◆ Brief: What number of lines in the material contain the word "this"? Give that number alone.

◆ Dataset excerpts:
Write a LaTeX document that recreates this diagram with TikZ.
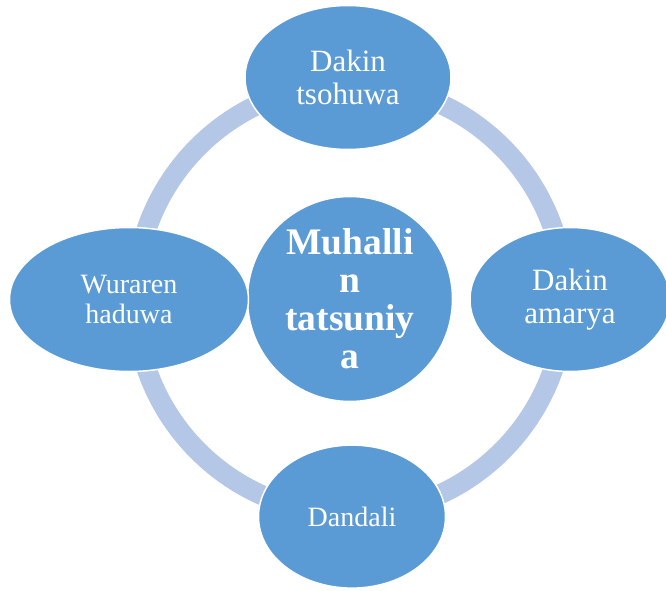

...

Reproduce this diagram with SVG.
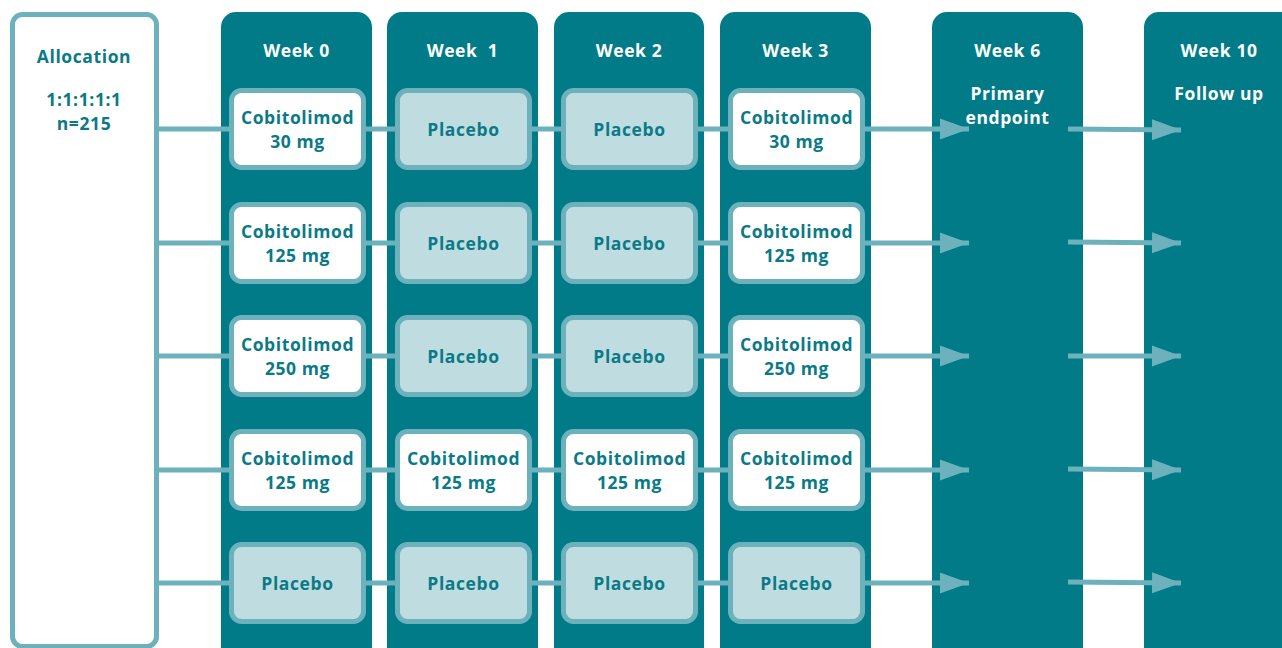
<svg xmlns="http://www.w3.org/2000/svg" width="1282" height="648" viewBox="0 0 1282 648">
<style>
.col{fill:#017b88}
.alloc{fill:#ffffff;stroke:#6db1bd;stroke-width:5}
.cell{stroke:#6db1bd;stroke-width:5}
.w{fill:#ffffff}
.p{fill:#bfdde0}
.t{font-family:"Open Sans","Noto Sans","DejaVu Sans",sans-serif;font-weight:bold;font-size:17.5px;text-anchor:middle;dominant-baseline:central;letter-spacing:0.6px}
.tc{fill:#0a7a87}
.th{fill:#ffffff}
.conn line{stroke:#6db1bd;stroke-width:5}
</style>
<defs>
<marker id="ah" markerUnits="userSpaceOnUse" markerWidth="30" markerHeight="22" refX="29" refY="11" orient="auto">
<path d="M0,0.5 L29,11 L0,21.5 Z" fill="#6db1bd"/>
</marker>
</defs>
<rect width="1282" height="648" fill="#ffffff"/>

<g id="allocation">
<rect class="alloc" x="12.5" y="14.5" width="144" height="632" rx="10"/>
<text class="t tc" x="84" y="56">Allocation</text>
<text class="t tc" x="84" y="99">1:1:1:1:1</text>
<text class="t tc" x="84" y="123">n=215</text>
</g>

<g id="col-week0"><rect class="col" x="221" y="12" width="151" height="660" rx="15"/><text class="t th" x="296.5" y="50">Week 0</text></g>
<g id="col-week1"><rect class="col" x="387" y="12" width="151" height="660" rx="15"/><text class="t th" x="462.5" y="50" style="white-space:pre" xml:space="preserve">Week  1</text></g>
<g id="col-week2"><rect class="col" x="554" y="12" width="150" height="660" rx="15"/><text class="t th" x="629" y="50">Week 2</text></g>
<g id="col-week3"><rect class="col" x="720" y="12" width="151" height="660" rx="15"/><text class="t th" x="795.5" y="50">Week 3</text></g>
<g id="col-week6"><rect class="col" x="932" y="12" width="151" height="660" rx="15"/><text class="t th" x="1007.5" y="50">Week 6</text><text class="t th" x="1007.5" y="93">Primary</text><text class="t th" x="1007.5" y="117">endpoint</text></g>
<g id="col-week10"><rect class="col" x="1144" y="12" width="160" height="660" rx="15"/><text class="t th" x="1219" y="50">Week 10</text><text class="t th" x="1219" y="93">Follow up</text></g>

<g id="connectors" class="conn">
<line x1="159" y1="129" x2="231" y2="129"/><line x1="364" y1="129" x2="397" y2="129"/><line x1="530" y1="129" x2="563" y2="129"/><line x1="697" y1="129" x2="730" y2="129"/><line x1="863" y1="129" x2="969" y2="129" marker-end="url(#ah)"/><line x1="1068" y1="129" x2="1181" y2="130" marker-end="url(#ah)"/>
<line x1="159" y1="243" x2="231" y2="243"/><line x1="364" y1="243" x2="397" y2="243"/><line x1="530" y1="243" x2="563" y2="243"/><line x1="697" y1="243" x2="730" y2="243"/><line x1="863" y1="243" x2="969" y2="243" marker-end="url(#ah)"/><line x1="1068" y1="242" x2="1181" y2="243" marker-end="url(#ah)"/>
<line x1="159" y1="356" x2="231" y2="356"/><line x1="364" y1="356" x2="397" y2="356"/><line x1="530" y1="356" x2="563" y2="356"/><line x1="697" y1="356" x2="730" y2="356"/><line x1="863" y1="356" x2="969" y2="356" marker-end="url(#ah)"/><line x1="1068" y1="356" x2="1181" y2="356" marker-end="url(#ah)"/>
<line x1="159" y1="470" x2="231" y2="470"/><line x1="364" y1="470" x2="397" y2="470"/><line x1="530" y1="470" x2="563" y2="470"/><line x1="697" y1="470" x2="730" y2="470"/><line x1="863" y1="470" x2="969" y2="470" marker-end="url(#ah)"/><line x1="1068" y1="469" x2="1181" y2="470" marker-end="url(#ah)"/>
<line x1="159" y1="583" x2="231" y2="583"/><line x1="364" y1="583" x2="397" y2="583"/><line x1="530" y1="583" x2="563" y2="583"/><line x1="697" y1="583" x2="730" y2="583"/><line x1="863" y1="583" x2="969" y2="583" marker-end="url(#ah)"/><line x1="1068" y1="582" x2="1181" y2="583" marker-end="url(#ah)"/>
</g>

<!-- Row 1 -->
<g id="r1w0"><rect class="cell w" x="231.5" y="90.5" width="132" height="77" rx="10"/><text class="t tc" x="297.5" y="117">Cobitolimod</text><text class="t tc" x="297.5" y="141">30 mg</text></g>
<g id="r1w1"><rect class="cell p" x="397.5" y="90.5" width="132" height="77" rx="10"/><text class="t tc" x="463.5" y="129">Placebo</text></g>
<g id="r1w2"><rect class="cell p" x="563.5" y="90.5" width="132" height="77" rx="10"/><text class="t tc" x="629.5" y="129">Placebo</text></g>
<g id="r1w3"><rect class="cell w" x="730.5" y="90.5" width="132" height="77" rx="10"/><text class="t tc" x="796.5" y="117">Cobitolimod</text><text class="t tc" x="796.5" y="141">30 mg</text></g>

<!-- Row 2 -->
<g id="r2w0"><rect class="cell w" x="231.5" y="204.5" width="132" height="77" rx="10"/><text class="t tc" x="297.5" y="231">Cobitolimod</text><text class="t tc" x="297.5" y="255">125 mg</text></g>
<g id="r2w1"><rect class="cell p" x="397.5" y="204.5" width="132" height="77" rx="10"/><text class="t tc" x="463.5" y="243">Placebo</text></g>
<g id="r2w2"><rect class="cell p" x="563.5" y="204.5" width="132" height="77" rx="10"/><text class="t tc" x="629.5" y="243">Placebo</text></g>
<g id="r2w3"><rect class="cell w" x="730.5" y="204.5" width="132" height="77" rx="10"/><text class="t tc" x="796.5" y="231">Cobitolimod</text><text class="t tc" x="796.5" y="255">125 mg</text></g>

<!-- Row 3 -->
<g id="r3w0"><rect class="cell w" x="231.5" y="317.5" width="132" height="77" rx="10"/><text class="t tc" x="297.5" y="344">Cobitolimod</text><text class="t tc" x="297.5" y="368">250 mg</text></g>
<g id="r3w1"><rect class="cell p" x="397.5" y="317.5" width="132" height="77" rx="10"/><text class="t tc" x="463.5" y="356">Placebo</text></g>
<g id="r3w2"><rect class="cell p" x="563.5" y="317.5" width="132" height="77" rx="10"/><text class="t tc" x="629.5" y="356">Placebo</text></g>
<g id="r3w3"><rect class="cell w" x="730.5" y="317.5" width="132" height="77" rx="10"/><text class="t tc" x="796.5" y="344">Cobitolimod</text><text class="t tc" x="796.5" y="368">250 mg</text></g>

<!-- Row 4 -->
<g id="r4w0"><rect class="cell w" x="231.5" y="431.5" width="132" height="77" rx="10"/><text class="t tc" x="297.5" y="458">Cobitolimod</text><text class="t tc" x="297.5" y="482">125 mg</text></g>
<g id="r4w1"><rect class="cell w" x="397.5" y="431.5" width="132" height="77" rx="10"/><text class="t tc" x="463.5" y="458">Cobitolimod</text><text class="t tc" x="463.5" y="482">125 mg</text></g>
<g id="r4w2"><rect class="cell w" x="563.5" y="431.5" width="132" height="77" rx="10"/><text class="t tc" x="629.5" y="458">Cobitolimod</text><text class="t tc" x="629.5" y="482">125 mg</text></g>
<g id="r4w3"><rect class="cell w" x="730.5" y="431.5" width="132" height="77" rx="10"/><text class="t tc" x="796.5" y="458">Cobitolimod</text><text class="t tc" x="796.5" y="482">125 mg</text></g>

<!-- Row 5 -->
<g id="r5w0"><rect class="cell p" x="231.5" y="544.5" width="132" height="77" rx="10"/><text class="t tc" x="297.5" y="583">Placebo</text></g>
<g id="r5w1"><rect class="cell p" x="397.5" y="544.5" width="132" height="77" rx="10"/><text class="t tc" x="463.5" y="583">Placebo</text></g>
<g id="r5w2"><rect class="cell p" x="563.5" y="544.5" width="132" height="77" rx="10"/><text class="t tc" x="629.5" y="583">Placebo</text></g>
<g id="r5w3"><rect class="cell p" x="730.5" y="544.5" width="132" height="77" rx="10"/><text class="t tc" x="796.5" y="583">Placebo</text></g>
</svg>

◆ Completed task: 2